May 17, 2005
Mr. Christopher J. Juall
Re: Denial of No-Action Request of Wolff Juall Investments, LLC
Dear Mr. Juall and Mr. Wolff:
In your letter dated March 23, 2005, on behalf of Wolff Juall Investments, LLC ("Wolf Juall Investments"), and indirectly on behalf of Moors & Cabot, Inc., a registered broker-dealer ("Moors & Cabot"), you requested assurances that the Division of Market Regulation ("Division") would not recommend enforcement to the Commission under Section 15(a) of the Securities Exchange Act of 1934 ("Exchange Act") if Wolff Juall Investments, along with Moors & Cabot and Moors & Cabot's registered representatives in its Sarasota and Englewood offices engage in the activities described in your letter without Wolff Juall Investments registering as a broker-dealer1 in accordance with Section 15(b) of the Exchange Act.
Based on your letter, I understand the facts to be as follows:
Moors & Cabot paid commissions to Marc Wolff, representing the aggregate commissions for the registered representatives employed by Moors & Cabot in its Sarasota and Englewood offices.
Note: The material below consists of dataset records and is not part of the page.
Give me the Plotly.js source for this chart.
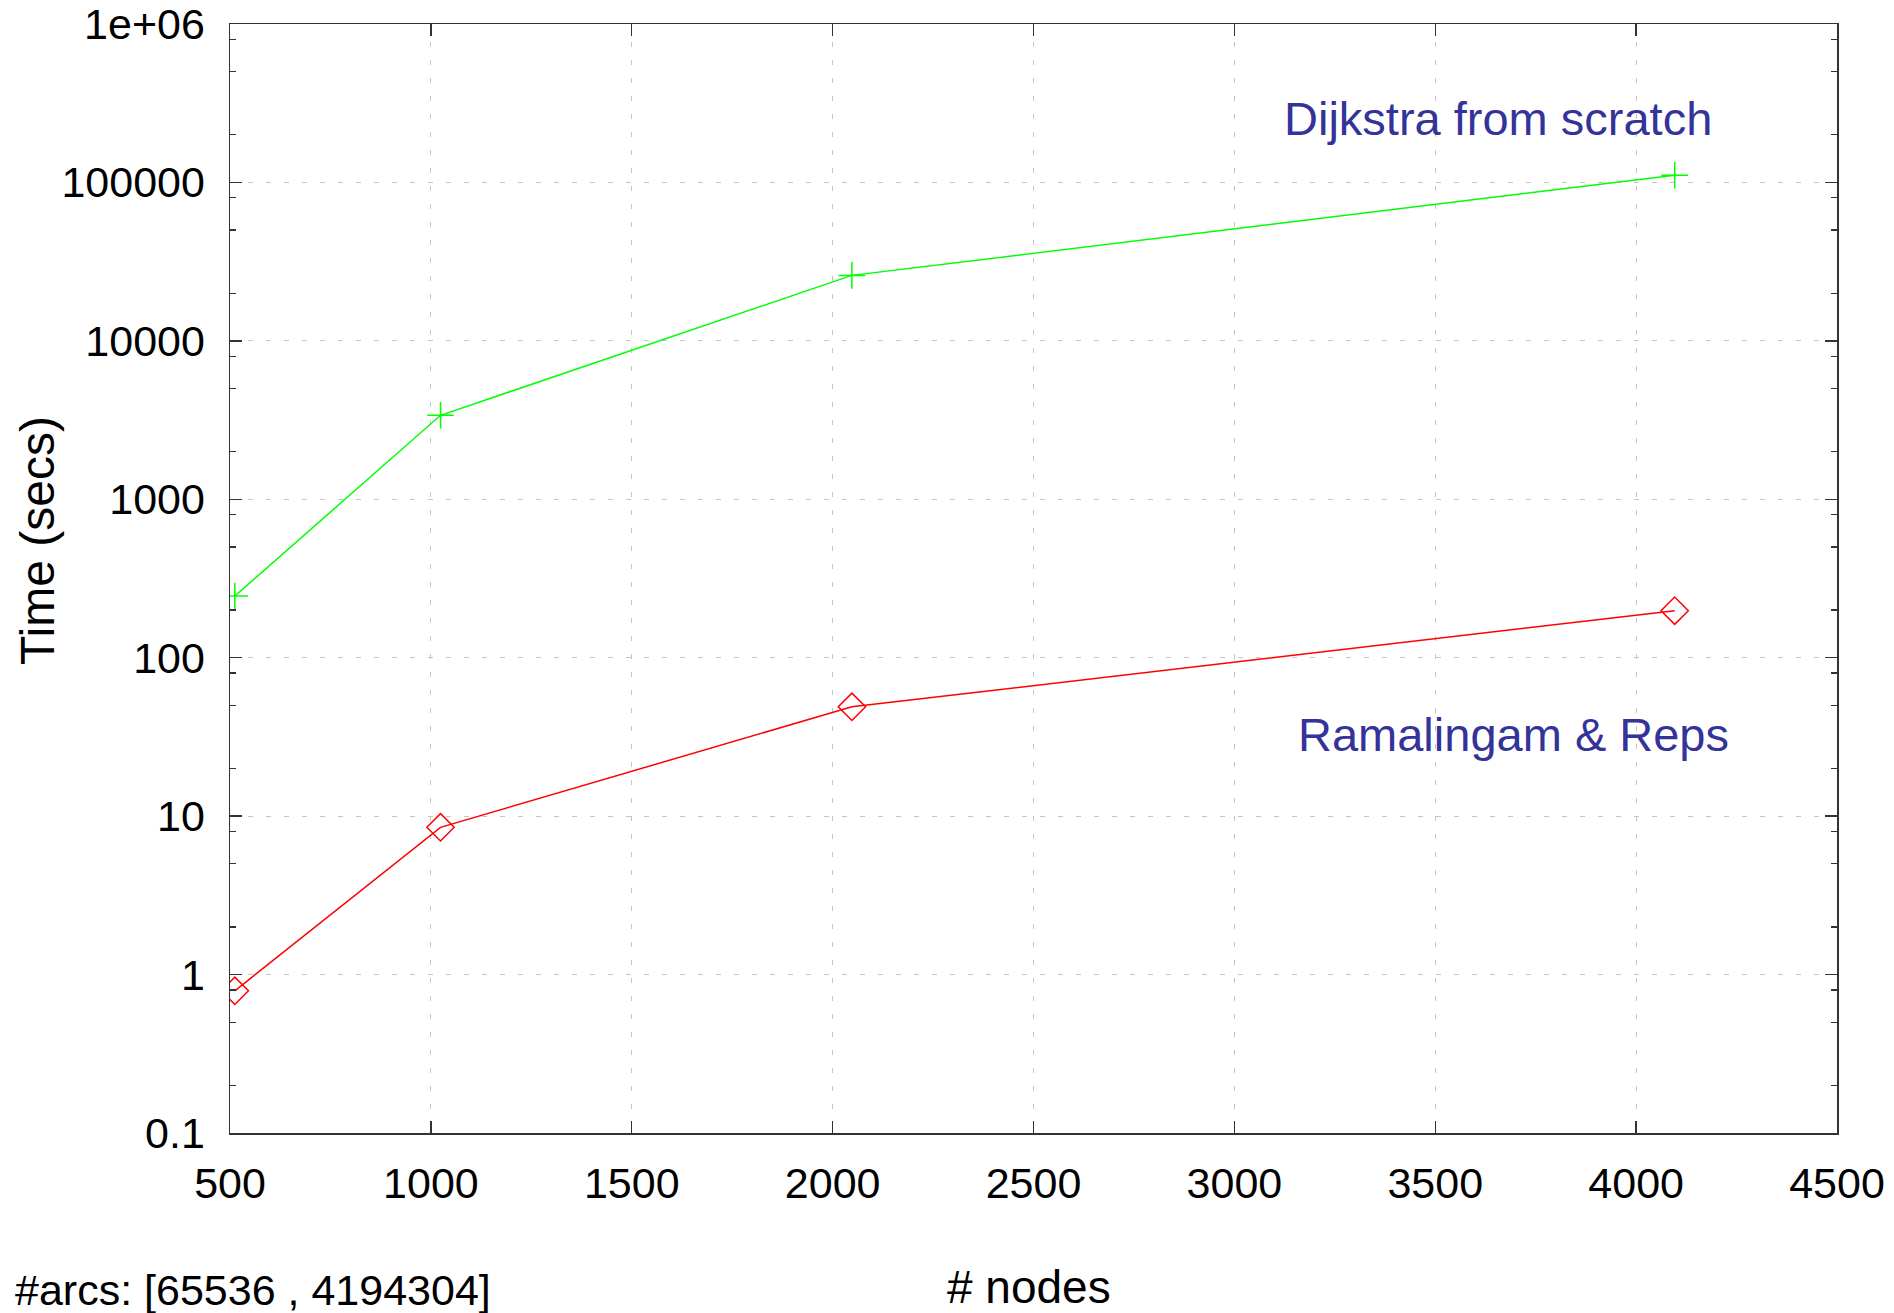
<!DOCTYPE html>
<html>
<head>
<meta charset="utf-8">
<script src="https://cdn.plot.ly/plotly-3.0.1.min.js"></script>
<style>html,body{margin:0;padding:0;background:#fff;}#chart{width:1894px;height:1313px;}</style>
</head>
<body>
<div id="chart"></div>
<script>
// ---- data ----
var nodes = [512, 1024, 2048, 4096];
var dijkstraTimes = [245, 3390, 25900, 111000];
var ramalingamTimes = [0.79, 8.5, 49, 198];
var seriesNames = ["Dijkstra from scratch", "Ramalingam & Reps"];
var xTickVals = [500, 1000, 1500, 2000, 2500, 3000, 3500, 4000, 4500];
var xTickText = ["500", "1000", "1500", "2000", "2500", "3000", "3500", "4000", "4500"];
var yTickVals = [0.1, 1, 10, 100, 1000, 10000, 100000, 1000000];
var yTickText = ["0.1", "1", "10", "100", "1000", "10000", "100000", "1e+06"];
var yMinorMultipliers = [2, 5, 8];
var xTitle = "# nodes";
var yTitle = "Time (secs)";
var noteText = "#arcs: [65536 , 4194304]";

// minor tick positions (2,5,8 per decade)
var yMinor = [];
for (var i = 0; i < yTickVals.length - 1; i++) {
  yMinorMultipliers.forEach(function (m) { yMinor.push(yTickVals[i] * m); });
}

var FONT = "'Liberation Sans', Arial, Helvetica, sans-serif";
var AX = "#333333";
var GRID = "#c4c4c4";

var traces = [
  {
    x: nodes, y: dijkstraTimes, name: seriesNames[0], type: "scatter", mode: "lines+markers",
    line: {color: "#00ff00", width: 1.5},
    marker: {symbol: "cross-thin-open", size: 19, color: "#00ff00", line: {color: "#00ff00", width: 1.5}}
  },
  {
    x: nodes, y: ramalingamTimes, name: seriesNames[1], type: "scatter", mode: "lines+markers",
    line: {color: "#ff0000", width: 1.5},
    marker: {symbol: "diamond-open", size: 21, color: "#ff0000", line: {color: "#ff0000", width: 1.5}}
  }
];

var layout = {
  width: 1894, height: 1313,
  margin: {l: 230, r: 57, t: 24, b: 180, pad: 0},
  paper_bgcolor: "#ffffff", plot_bgcolor: "#ffffff",
  showlegend: false,
  font: {family: FONT, size: 43, color: "#000000"},
  xaxis: {
    range: [500, 4500], tickmode: "array", tickvals: xTickVals, ticktext: xTickText,
    ticks: "inside", ticklen: 12, tickwidth: 1.3, tickcolor: AX,
    showline: true, linecolor: AX, linewidth: 1.5, mirror: "allticks",
    showgrid: true, gridcolor: GRID, gridwidth: 1, griddash: "5px,13px",
    zeroline: false, tickfont: {family: FONT, size: 43, color: "#000"},
    ticklabelstandoff: 12
  },
  yaxis: {
    type: "log", range: [-1, 6], tickmode: "array", tickvals: yTickVals, ticktext: yTickText,
    ticks: "inside", ticklen: 12, tickwidth: 1.3, tickcolor: AX,
    showline: true, linecolor: AX, linewidth: 1.5, mirror: "allticks",
    showgrid: true, gridcolor: GRID, gridwidth: 1, griddash: "5px,13px",
    zeroline: false, tickfont: {family: FONT, size: 43, color: "#000"},
    ticklabelstandoff: 15,
    minor: {tickmode: "array", tickvals: yMinor, ticks: "inside", ticklen: 6, tickwidth: 1.3, tickcolor: AX, showgrid: false}
  },
  annotations: [
    {text: seriesNames[0], xref: "paper", yref: "paper", x: 0.789, y: 0.9146, xanchor: "center", yanchor: "middle",
     showarrow: false, font: {family: FONT, size: 47, color: "#333399"}},
    {text: seriesNames[1].replace("&", "&amp;"), xref: "paper", yref: "paper", x: 0.7986, y: 0.3594, xanchor: "center", yanchor: "middle",
     showarrow: false, font: {family: FONT, size: 47, color: "#333399"}},
    {text: yTitle, xref: "paper", yref: "paper", x: -0.1201, y: 0.5347, xanchor: "center", yanchor: "middle", textangle: -90,
     showarrow: false, font: {family: FONT, size: 48, color: "#000"}},
    {text: xTitle, xref: "paper", yref: "paper", x: 0.4971, y: -0.1390, xanchor: "center", yanchor: "middle",
     showarrow: false, font: {family: FONT, size: 46, color: "#000"}},
    {text: noteText, xref: "paper", yref: "paper", x: -0.1350, y: -0.1415, xanchor: "left", yanchor: "middle",
     showarrow: false, font: {family: FONT, size: 43, color: "#000"}}
  ]
};

Plotly.newPlot("chart", traces, layout, {displayModeBar: false, staticPlot: true});
</script>
</body>
</html>
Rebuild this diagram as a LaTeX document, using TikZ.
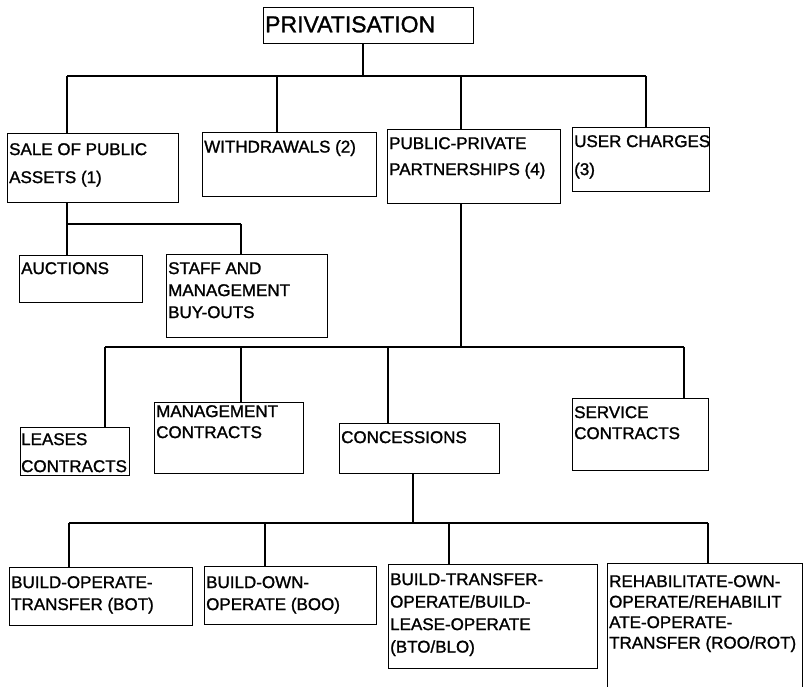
\documentclass[tikz,border=0pt]{standalone}
\usepackage{fontspec}
\setmainfont{Liberation Sans}[FakeBold=1.3]
\tikzset{
  bx/.style={draw, line width=1.2pt, inner sep=0pt, anchor=north west},
  txt/.style={anchor=north west, inner sep=0pt, align=left},
  ln/.style={line width=1.2pt},
}
\newcommand\mkbox[5]{\node[bx, minimum width={(#4-#2)*1pt}, minimum height={(#5-#3)*1pt}] (#1) at (#2,#3) {};}
\newcommand\fs[1]{\fontsize{17}{#1}\selectfont}
\begin{document}
\begin{tikzpicture}[x=1pt,y=-1pt]
\useasboundingbox (0,0) rectangle (803,687);
\clip (0,0) rectangle (803,687);
% boxes
\mkbox{priv}{263}{7}{473}{43}
\node[txt, font=\fontsize{23}{27}\selectfont] (privt) at (265,16) {PRIVATISATION};
\mkbox{sale}{7}{133}{178}{202}
\node[txt, font=\fs{28}] (salet) at (9,143) {SALE OF PUBLIC\\ASSETS (1)};
\mkbox{with}{202}{132}{376}{196}
\node[txt, font=\fs{22}] (witht) at (204,140) {WITHDRAWALS (2)};
\mkbox{ppp}{387}{129}{560}{203}
\node[txt, font=\fs{26}] (pppt) at (389,137) {PUBLIC-PRIVATE\\PARTNERSHIPS (4)};
\mkbox{uc}{572}{127}{709}{191}
\node[txt, font=\fs{28}] (uct) at (574,135) {USER CHARGES\\(3)};
\mkbox{auc}{19}{255}{142}{302}
\node[txt, font=\fs{22}] (auct) at (21,262) {AUCTIONS};
\mkbox{staff}{166}{254}{327}{337}
\node[txt, font=\fs{22}] (stafft) at (168,262) {STAFF AND\\MANAGEMENT\\BUY-OUTS};
\mkbox{lease}{20}{427}{129}{475}
\node[txt, font=\fs{27}] (leaset) at (21,433) {LEASES\\CONTRACTS};
\mkbox{mgmt}{154}{402}{303}{473}
\node[txt, font=\fs{21}] (mgmtt) at (156,405) {MANAGEMENT\\CONTRACTS};
\mkbox{conc}{339}{423}{499}{473}
\node[txt, font=\fs{22}] (conct) at (341,431) {CONCESSIONS};
\mkbox{serv}{572}{398}{708}{470}
\node[txt, font=\fs{21}] (servt) at (574,406) {SERVICE\\CONTRACTS};
\mkbox{bot}{9}{567}{192}{625}
\node[txt, font=\fs{22}] (bott) at (11,576) {BUILD-OPERATE-\\TRANSFER (BOT)};
\mkbox{boo}{204}{566}{376}{624}
\node[txt, font=\fs{22}] (boot) at (206,576) {BUILD-OWN-\\OPERATE (BOO)};
\mkbox{bto}{388}{564}{597}{668}
\node[txt, font=\fs{22.5}] (btot) at (390,573) {BUILD-TRANSFER-\\OPERATE/BUILD-\\LEASE-OPERATE\\(BTO/BLO)};
\mkbox{rot}{607}{563}{802}{710}
\node[txt, font=\fs{20.5}] (rott) at (609,575) {REHABILITATE-OWN-\\OPERATE/REHABILIT\\ATE-OPERATE-\\TRANSFER (ROO/ROT)};
% level 1 connectors
\coordinate (t1) at (363,76);
\coordinate (b1L) at (67,76);
\coordinate (b1R) at (646,76);
\coordinate (d12) at (277,76);
\coordinate (d13) at (461,76);
\draw[ln] (priv.south -| t1) -- (t1);
\draw[ln] (b1L) -- (b1R);
\draw[ln] (b1L) -- (b1L |- sale.north);
\draw[ln] (d12) -- (d12 |- with.north);
\draw[ln] (d13) -- (d13 |- ppp.north);
\draw[ln] (b1R) -- (b1R |- uc.north);
% sale of public assets
\coordinate (b2L) at (67,224);
\coordinate (b2R) at (241,224);
\draw[ln] (sale.south -| b2L) -- (b2L) -- (b2R);
\draw[ln] (b2L) -- (b2L |- auc.north);
\draw[ln] (b2R) -- (b2R |- staff.north);
% ppp
\coordinate (t3) at (461,347);
\coordinate (b3L) at (105,347);
\coordinate (b3R) at (684,347);
\coordinate (d32) at (241,347);
\coordinate (d33) at (388,347);
\draw[ln] (ppp.south -| t3) -- (t3);
\draw[ln] (b3L) -- (b3R);
\draw[ln] (b3L) -- (b3L |- lease.north);
\draw[ln] (d32) -- (d32 |- mgmt.north);
\draw[ln] (d33) -- (d33 |- conc.north);
\draw[ln] (b3R) -- (b3R |- serv.north);
% concessions
\coordinate (t4) at (413,523);
\coordinate (b4L) at (69,523);
\coordinate (b4R) at (708,523);
\coordinate (d42) at (265,523);
\coordinate (d43) at (449,523);
\draw[ln] (conc.south -| t4) -- (t4);
\draw[ln] (b4L) -- (b4R);
\draw[ln] (b4L) -- (b4L |- bot.north);
\draw[ln] (d42) -- (d42 |- boo.north);
\draw[ln] (d43) -- (d43 |- bto.north);
\draw[ln] (b4R) -- (b4R |- rot.north);
\end{tikzpicture}
\end{document}
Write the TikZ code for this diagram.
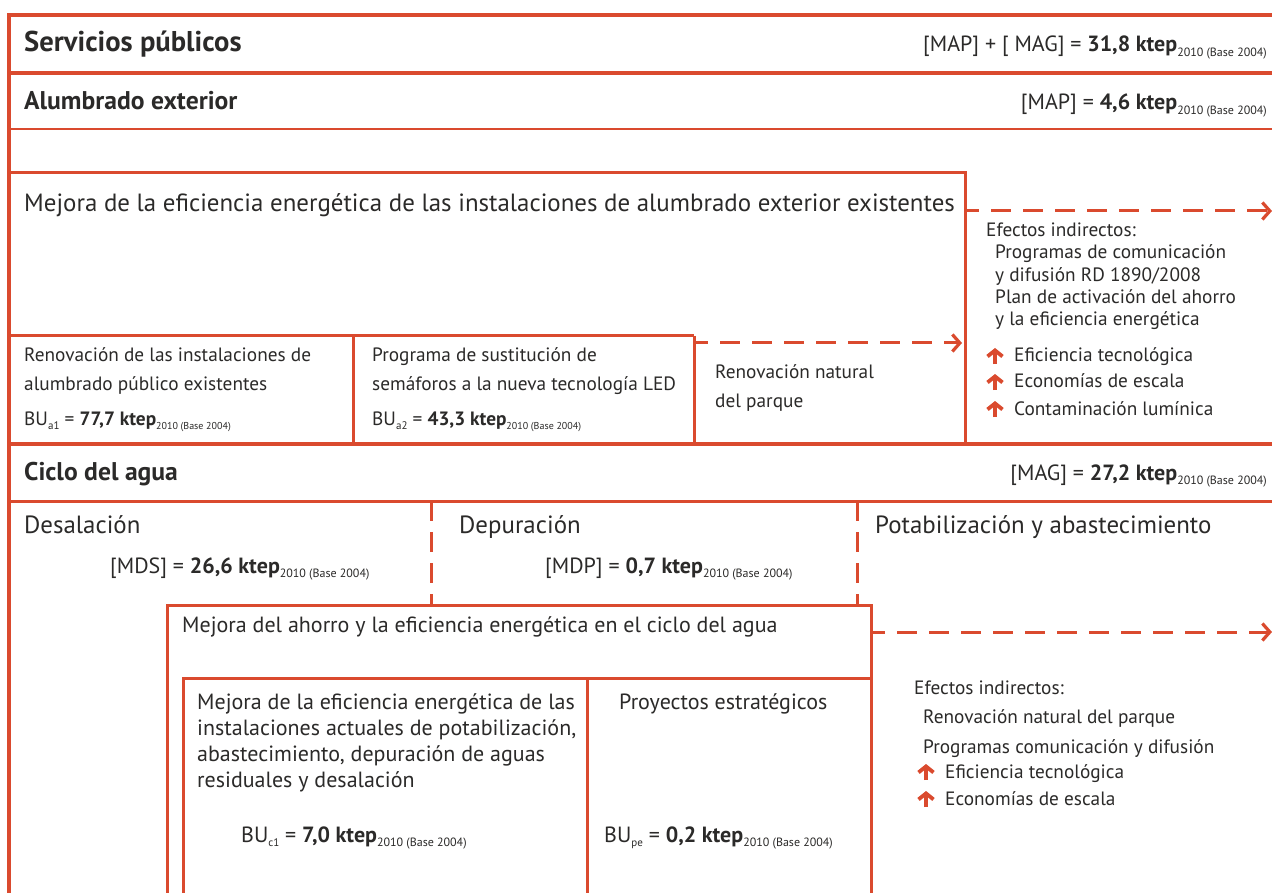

Mr. Wolff transferred such payments to Wolff Juall Investments, which in turn paid the registered representatives, Mr. Wolff, Mr. Juall, and the offices' support staff. Wolff Juall Investments also paid for office expenses. On review, NASD examiners found these activities to be in violation of NASD Rule 2420.
As you know, NASD Rule 2420 generally prohibits the payment of commissions and fees to entities that operate (or, based on proposed activities, would operate) as unregistered broker-dealers. Section 3(a)(4)(A) of the Exchange Act defines a "broker" as a person "engaged in the business of effecting transactions in securities for the account of others." Section 15(a) of the Exchange Act generally requires brokers-dealers to register with the Commission.
You propose to address the alleged violation of NASD Rule 2420 by Moors & Cabot by having Moors & Cabot pay commissions individually to each of its registered representatives in its Sarasota and Englewood offices. The registered representatives then would transfer such payments to Wolff Juall Investments. Wolff Juall Investments would then make payments to the registered representatives, Mr. Wolff, Mr. Juall, and the offices' support staff, and pay for office expenses. In your view, however, this plan would be inefficient.
Based on the facts and representations set forth in your letter, the Division is unable to assure you that it would not recommend enforcement action to the Commission if Wolff Juall Investments, along with Moors & Cabot and Moors & Cabot's registered representatives in its Sarasota and Englewood offices engage in the activities described in your letter without Wolff Juall Investments registering as a broker-dealer. We note that the Division has previously declined to grant no-action relief to the practice of routing commissions or other transaction-related compensation from a broker-dealer directly or indirectly to an unregistered entity for the benefit of the broker-dealer's registered representatives.2 This is because the ability to control the compensation of registered representatives is a key mechanism by which registered broker-dealers exercise supervisory control over sales practices. Compensation schedules can create significant incentives that could undermine a firm's supervisory systems and thus investor protection. Therefore, in order to maintain adequate supervision by registered broker-dealers, registered broker-dealers, not unregistered entities, should determine compensation to natural persons associated with a registered broker-dealer. Accordingly, while there is an exemption from registration for natural persons associated with a registered broker-dealer,3 that exemption is not available to Wolf Juall Investments. The Division has also previously indicated that the receipt of transaction-related compensation is a key factor in determining whether a person or entity is acting as a broker-dealer, and that absent an exemption, an entity that receives commission or other transaction-related compensation in connection with securities-based activities that fall within the definition of "broker" or "dealer" contained in Sections 3(a)(4) and 3(a)(5), respectively, of the Exchange Act generally is required to register as broker-dealer under Section 15 of the Exchange Act.4
We express no view with respect to other questions these activities may raise, including the applicability of any other provision of the federal securities laws, any state law, or any self-regulatory organization rules. Before engaging in the activities described in your letter, you should consult with private counsel familiar with the federal securities laws to obtain legal advice as to how the above issues should be resolved in your particular circumstances. Private counsel would be in a position to advise you on the basis of a more thorough understanding of your proposed activities.